WHAT NEEDS TO BE DONE
Scan the lines below for the string "this" and copy every one that has it.
┌─ MATERIAL PROVIDED
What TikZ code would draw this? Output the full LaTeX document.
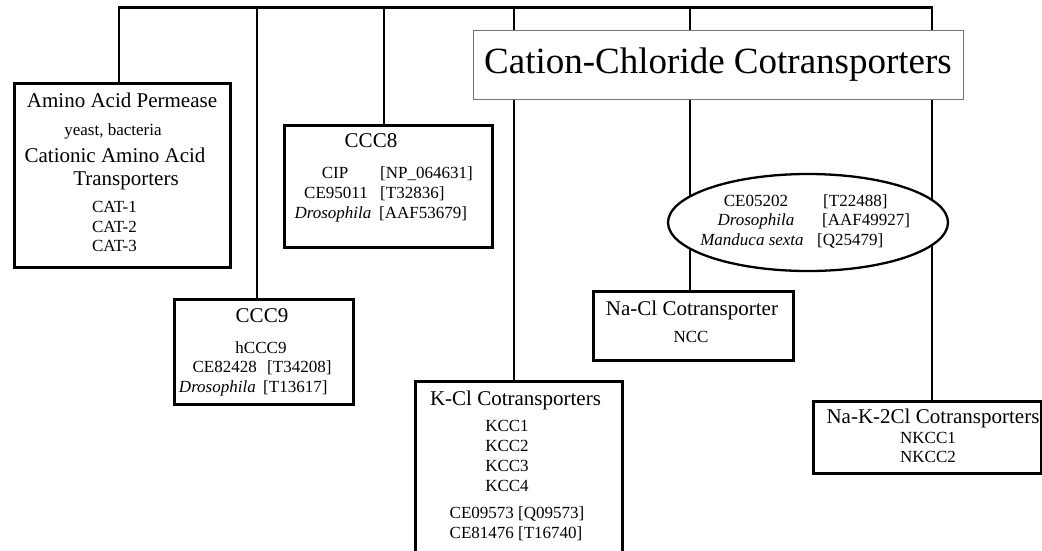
└─
┌─ MATERIAL PROVIDED
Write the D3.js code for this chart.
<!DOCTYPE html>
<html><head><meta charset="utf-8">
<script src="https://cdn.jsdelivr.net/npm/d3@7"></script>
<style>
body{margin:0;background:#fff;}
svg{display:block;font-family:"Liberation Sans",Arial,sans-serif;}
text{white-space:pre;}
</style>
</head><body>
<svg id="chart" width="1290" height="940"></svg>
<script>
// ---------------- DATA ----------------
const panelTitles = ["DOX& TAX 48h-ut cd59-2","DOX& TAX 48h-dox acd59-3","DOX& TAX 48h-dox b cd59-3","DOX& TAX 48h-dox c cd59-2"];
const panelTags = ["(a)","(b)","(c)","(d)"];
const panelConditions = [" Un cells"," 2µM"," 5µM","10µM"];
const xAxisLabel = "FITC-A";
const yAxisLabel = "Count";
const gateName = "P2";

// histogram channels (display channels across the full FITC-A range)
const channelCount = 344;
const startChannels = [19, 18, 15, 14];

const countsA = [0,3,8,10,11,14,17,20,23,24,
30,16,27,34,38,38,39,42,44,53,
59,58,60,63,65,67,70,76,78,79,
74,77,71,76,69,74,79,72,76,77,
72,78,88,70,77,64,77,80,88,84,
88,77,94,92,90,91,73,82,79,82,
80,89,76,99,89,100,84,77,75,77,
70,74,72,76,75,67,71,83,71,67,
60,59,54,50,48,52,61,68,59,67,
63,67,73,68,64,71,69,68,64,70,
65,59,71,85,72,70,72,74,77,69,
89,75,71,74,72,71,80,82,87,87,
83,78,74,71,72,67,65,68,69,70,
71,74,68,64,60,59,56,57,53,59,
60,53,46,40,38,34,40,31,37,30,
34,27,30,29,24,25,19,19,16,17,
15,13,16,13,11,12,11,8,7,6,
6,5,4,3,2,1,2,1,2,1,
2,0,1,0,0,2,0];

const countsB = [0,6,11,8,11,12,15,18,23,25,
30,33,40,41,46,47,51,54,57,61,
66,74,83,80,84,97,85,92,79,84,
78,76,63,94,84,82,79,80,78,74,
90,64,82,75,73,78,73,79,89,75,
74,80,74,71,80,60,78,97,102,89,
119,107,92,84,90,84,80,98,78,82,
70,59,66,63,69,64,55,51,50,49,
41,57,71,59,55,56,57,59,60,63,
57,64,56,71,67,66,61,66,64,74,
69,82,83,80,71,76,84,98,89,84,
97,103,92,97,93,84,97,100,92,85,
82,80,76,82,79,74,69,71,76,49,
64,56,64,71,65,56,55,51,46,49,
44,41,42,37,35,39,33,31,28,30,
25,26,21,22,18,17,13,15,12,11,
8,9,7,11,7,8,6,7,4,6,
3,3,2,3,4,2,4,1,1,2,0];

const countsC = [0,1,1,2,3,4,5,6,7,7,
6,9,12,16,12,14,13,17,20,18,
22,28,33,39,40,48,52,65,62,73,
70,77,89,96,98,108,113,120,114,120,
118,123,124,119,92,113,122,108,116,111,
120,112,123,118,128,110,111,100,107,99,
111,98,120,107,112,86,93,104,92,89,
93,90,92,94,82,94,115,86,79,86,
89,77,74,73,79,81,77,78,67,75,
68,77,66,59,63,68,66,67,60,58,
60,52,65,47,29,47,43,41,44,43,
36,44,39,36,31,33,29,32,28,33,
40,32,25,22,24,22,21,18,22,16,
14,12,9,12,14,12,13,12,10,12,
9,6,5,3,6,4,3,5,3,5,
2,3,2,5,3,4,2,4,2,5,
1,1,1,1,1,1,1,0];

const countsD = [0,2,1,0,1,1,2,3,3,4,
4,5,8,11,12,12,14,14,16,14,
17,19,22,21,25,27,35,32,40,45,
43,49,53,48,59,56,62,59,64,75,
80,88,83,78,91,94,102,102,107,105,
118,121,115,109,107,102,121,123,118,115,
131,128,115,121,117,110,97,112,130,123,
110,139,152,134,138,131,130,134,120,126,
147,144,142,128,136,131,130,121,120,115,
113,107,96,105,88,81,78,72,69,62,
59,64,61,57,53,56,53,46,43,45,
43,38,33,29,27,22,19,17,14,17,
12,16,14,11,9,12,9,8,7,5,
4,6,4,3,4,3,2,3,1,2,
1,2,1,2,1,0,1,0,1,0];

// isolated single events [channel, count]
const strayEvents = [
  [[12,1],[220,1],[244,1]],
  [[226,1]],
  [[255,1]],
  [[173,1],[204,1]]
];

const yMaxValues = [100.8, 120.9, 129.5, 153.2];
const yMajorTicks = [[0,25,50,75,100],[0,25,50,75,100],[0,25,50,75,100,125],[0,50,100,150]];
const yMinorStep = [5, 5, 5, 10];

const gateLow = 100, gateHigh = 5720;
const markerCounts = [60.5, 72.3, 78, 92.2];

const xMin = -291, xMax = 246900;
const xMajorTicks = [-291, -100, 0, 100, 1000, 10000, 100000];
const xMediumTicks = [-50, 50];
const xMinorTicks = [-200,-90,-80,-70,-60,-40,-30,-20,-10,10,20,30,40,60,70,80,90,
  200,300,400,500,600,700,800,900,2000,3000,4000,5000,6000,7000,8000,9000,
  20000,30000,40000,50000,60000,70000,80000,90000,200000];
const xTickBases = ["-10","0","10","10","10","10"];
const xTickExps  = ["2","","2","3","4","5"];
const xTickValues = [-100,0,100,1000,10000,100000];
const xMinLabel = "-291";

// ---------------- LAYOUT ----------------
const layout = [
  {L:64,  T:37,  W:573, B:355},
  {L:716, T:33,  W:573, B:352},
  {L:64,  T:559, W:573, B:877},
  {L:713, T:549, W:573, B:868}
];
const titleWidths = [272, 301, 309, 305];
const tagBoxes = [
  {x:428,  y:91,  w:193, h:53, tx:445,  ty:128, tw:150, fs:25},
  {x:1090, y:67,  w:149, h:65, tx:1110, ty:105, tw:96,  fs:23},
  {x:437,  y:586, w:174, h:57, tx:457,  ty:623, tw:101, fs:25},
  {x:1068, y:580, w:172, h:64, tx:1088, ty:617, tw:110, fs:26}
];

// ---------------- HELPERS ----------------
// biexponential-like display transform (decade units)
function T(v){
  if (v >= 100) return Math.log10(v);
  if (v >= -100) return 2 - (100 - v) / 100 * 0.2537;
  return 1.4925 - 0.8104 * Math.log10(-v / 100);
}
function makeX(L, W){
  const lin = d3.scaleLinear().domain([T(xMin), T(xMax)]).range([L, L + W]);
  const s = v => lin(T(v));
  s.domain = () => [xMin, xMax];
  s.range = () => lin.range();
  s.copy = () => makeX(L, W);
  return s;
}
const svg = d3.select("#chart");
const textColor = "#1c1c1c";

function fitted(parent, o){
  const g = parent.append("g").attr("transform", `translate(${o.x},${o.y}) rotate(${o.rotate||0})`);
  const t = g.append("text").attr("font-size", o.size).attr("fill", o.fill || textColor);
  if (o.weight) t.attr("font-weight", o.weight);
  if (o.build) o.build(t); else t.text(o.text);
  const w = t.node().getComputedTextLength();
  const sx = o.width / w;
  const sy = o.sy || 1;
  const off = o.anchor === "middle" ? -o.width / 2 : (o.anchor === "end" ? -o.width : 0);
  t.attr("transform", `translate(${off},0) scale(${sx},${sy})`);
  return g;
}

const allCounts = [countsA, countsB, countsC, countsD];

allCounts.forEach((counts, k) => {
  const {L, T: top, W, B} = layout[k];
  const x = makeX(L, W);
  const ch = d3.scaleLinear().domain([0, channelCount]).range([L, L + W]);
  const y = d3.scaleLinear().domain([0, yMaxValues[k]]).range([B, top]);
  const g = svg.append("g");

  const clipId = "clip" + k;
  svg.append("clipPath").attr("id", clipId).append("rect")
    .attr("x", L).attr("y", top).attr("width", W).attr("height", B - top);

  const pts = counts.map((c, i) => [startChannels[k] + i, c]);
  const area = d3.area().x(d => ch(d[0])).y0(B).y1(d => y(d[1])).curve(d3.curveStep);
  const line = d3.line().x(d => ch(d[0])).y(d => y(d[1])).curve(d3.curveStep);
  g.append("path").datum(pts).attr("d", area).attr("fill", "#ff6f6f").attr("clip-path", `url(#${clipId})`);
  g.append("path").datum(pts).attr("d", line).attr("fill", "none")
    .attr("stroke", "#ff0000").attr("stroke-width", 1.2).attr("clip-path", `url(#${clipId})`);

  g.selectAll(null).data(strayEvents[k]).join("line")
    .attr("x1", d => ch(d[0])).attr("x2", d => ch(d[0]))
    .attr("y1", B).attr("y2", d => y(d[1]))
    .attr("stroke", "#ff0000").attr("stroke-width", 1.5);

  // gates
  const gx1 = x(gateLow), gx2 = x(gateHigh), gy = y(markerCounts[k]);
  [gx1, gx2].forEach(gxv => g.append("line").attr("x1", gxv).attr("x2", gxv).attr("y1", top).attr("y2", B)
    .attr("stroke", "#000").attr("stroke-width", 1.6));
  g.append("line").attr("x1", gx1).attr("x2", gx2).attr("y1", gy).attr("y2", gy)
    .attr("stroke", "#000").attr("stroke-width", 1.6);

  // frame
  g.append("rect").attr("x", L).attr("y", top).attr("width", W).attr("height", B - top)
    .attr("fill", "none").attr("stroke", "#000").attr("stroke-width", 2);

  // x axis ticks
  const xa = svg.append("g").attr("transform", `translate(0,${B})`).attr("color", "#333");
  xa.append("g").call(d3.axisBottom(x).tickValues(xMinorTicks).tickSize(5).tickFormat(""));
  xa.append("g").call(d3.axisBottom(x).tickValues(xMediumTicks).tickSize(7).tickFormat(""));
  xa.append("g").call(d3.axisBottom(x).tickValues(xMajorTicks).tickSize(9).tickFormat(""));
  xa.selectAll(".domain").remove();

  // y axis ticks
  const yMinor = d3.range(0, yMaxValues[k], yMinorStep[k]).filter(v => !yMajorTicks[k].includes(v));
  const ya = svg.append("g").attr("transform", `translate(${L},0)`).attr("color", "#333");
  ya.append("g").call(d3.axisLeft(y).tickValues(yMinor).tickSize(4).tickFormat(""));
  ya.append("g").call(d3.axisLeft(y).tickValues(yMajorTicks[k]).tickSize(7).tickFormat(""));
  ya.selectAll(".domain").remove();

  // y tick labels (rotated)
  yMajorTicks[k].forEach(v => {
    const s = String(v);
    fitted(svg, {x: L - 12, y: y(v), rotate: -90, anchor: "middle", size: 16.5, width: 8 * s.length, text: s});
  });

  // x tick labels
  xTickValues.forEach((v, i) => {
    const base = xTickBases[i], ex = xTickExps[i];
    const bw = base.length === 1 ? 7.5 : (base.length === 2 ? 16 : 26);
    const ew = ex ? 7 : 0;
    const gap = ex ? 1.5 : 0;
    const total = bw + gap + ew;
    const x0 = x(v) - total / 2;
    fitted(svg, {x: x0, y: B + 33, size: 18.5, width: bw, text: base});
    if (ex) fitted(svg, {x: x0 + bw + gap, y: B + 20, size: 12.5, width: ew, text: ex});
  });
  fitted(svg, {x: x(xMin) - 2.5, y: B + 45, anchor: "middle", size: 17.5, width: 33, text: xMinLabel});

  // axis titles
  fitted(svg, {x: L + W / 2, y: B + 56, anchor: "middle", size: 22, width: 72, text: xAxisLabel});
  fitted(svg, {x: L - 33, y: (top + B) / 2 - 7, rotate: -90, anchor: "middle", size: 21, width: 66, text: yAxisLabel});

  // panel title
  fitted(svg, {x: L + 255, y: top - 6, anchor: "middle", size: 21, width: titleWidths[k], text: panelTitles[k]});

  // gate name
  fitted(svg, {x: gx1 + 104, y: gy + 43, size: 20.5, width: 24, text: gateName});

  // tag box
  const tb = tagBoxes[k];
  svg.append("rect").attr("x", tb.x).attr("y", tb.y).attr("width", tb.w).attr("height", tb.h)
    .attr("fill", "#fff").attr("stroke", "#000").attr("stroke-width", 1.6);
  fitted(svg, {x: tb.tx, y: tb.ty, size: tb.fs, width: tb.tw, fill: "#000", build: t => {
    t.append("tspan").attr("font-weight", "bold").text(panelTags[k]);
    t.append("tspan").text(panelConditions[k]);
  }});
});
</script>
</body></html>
└─
┌─ MATERIAL PROVIDED
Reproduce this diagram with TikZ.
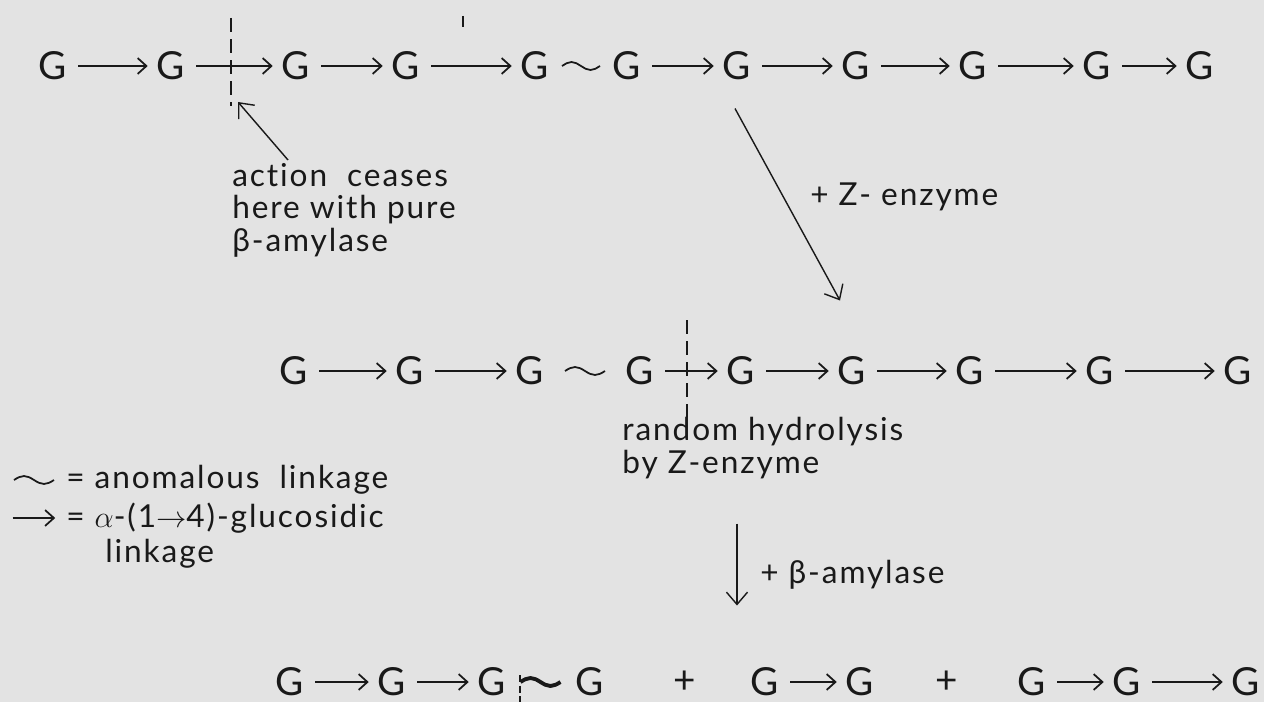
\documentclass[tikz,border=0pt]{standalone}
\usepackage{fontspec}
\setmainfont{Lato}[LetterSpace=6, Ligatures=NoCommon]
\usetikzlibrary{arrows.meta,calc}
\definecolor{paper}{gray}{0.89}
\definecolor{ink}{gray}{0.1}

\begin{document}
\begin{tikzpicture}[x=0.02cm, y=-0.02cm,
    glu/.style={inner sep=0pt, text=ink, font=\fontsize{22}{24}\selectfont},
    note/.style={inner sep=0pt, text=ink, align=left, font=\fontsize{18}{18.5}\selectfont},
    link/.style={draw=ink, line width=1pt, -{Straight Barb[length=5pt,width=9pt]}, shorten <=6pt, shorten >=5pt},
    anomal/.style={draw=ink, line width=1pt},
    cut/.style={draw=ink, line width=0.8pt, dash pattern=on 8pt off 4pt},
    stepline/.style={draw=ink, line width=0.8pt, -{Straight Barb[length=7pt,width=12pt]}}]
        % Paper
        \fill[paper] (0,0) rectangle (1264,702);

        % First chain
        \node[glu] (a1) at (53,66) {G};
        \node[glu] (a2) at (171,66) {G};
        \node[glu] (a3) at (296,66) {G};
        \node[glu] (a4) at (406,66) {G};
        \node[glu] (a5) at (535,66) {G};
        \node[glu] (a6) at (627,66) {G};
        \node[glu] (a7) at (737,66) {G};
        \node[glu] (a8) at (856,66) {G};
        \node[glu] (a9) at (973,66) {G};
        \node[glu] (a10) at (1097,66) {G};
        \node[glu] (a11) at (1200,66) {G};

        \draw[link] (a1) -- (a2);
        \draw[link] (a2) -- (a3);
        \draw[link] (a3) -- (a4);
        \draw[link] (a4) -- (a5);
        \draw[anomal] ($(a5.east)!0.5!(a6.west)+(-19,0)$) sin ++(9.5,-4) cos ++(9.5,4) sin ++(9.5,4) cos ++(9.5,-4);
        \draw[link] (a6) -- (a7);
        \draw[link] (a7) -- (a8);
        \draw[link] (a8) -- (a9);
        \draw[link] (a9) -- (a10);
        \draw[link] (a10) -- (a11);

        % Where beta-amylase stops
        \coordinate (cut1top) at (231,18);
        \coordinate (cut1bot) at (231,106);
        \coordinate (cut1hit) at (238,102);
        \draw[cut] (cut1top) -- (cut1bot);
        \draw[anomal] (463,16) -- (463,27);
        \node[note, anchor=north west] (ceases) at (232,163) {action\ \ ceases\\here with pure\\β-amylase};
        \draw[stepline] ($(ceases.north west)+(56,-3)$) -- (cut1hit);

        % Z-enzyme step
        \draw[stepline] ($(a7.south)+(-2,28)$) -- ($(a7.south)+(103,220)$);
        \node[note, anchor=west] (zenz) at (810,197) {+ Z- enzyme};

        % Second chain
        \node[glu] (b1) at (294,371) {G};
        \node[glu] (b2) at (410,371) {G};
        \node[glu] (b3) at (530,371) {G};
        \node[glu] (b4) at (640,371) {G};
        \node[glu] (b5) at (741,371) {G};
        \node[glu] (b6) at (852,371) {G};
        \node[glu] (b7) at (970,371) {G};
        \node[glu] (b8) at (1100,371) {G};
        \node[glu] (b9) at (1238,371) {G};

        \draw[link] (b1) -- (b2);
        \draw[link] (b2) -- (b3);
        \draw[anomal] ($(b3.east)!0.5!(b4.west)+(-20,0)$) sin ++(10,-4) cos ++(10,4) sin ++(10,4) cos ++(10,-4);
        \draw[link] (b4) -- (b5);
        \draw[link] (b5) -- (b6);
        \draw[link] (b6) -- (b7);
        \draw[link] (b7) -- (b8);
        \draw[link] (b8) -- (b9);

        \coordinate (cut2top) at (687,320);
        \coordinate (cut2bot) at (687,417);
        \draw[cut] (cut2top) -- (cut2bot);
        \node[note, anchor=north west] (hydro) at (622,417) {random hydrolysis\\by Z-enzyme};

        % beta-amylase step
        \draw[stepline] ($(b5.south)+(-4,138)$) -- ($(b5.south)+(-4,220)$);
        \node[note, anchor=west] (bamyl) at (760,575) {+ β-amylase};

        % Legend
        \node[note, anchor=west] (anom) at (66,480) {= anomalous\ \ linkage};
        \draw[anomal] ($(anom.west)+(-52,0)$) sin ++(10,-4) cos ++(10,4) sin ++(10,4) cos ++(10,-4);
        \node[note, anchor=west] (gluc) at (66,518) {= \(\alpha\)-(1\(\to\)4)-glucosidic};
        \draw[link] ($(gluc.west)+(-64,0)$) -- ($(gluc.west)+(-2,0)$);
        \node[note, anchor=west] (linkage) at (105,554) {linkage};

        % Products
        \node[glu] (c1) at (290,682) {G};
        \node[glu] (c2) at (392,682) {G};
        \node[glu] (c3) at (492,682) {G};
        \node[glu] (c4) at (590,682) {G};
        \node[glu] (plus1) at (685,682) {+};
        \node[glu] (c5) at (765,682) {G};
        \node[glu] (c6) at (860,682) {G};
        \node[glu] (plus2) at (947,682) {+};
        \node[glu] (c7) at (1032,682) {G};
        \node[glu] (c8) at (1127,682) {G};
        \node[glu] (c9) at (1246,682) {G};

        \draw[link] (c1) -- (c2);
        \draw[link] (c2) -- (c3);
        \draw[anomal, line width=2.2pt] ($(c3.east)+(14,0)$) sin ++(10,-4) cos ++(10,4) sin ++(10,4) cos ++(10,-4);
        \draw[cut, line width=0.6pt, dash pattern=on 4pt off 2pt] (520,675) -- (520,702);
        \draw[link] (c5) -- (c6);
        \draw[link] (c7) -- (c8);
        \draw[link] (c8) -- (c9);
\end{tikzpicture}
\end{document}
└─
ANSWER
What TikZ code would draw this? Output the full LaTeX document.
Write the D3.js code for this chart.
Reproduce this diagram with TikZ.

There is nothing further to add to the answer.